Fortunately, the Daily Graphic has a features section to expand on its regular coverage. With that, though, comes a different issue: actually trying to report a feature story in Ghana.
In Ghana, a freedom of information bill that’s existed since 2003 still hasn’t been signed into law. Many organizations and events have poor or nonexistent websites. But, what’s worse is how difficult it was, at least for me, to get a hold of government members.
When I needed information about why an island near Ada still isn’t on Ghana’s national electricity grid, Comfort Doeyo Cudjoe Ghansah, Member of Parliament for Ada, answered one email — asking me when I’d like to meet — but then never replied to my response. An NGO employee working in the area told me she’d never gotten back to him, either.
When I was working on a story about child trafficking in Ghana, I walked more than 30 minutes to the Ministry of Women’s and Children’s Affairs — which became the Ministry of Gender, Children and Social Protection with very little publicity — because none of the several phone numbers listed for the place worked.
Employees there sent me to the Department of Children, which they said would be able to better answer my questions, with such terrible directions that I actually couldn’t find it until I tried again two days later.

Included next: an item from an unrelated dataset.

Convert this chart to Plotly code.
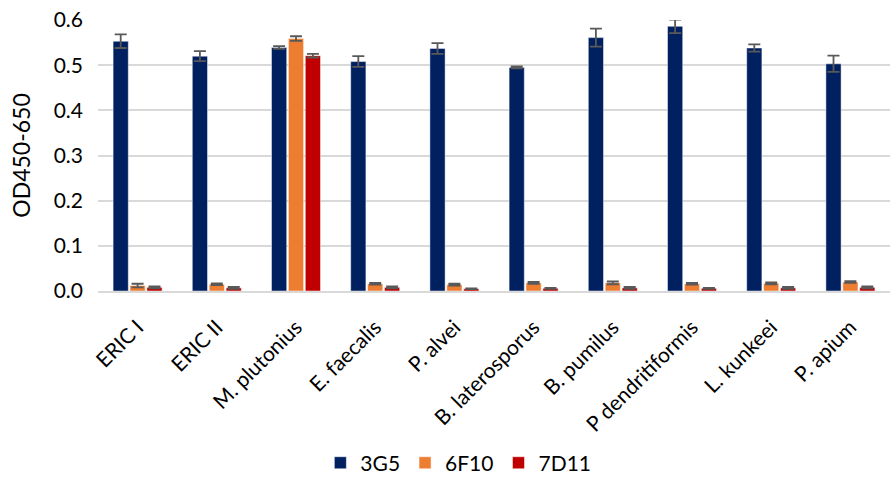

Human Trafficking Secretariat for answers. I trekked almost three miles to the building only to find that the head of the secretariat, Victoria Natsu, wasn’t there and hadn’t been all week. I refused to leave until someone gave me her phone number.
A few days later, I did an interview with her, oddly enough, at the Ministry of Gender, Children and Social Protection.
On the bright side, the Graphic did run my piece on trafficking — it received a two-page, center-of-the-paper spread — even though it could easily be considered “hard-hitting.” Additionally, the right to information bill seems closer to passage than ever, major outlets are starting to denounce ‘soli’ and increasing Internet access will inevitably lead to more, and better, websites. So, it seems Ghanaian journalism, at least, is headed in the right direction.